Teachers who show DVDs in lessons sometimes feel as though they are guilty of the ultimate educational sin: laziness.

George Cukor, Franco Zeffirelli and Baz Luhrmann may have produced more thought-provoking film versions of Romeo and Juliet than you can create on your limited budget, but the silent accusations linger - that Sir or Miss should do better. Or, in other words, that you have betrayed your GCSE students as thoroughly as a parent who leaves a toddler in front of back-to-back CBeebies.

There are, of course, many things that pupils can learn from a film; not least the variety of ways in which a text can be interpreted and brought to life. They can encourage creativity and make classic writers relevant to an audience who would rather switch on an iPod than read a book.

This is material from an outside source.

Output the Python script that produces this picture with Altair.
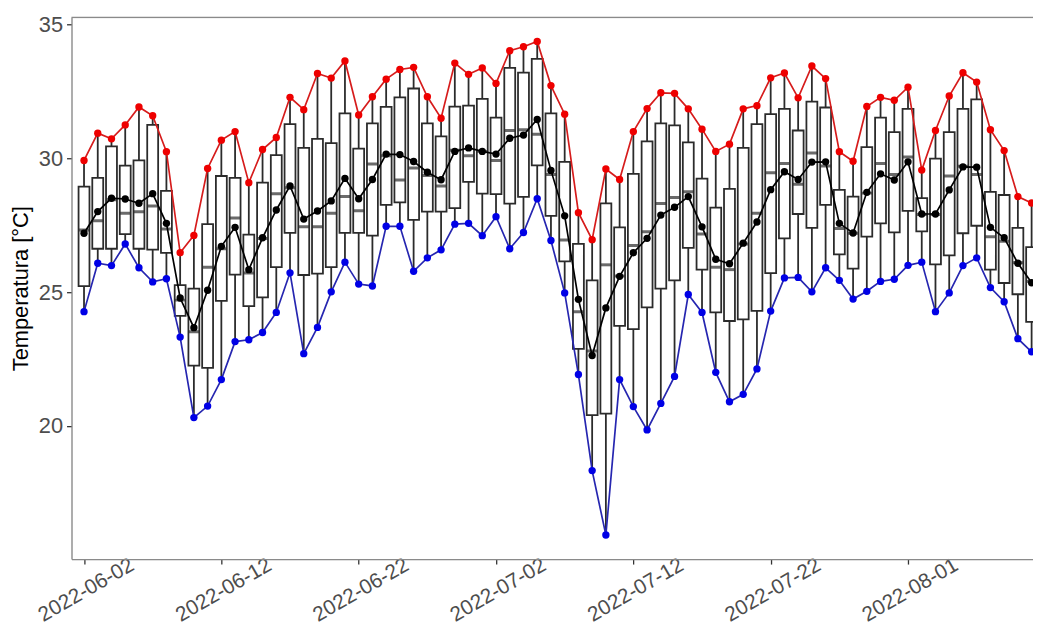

Yet films and other similarly useful classroom tools that have not involved hours of the teacher’s blood, sweat and tears seem destined for criticism. Study guides, for example, have for years been the salvation of teachers - from the nervous and newly qualified to the perennially overworked. But today they have fallen from grace, dismissed by critics as the lazy teacher’s solution, and one that is destined to produce a rigid and uncreative lesson.

Nonetheless, the number being published has increased so markedly that they are being referred to as one of the biggest growth areas in the education industry. So are they an asset, or a liability? Should they be lauded, or marked “use with caution”?

The truth lies somewhere in between. As with so many classroom aids, study guides, used appropriately, can be a boon. Mine them for ideas on how to spur on pupils to consider new ways of thinking; digest them and reflect on more lively ways to bring a tired subject to life. Take inspiration from their most accessible and relevant material, adapt it, make it your own and pass it on.

As long as you do not view them as a babysitter - or, worse, a form of respite care - the results may surprise both you and their persistent, and arguably less creative, detractors.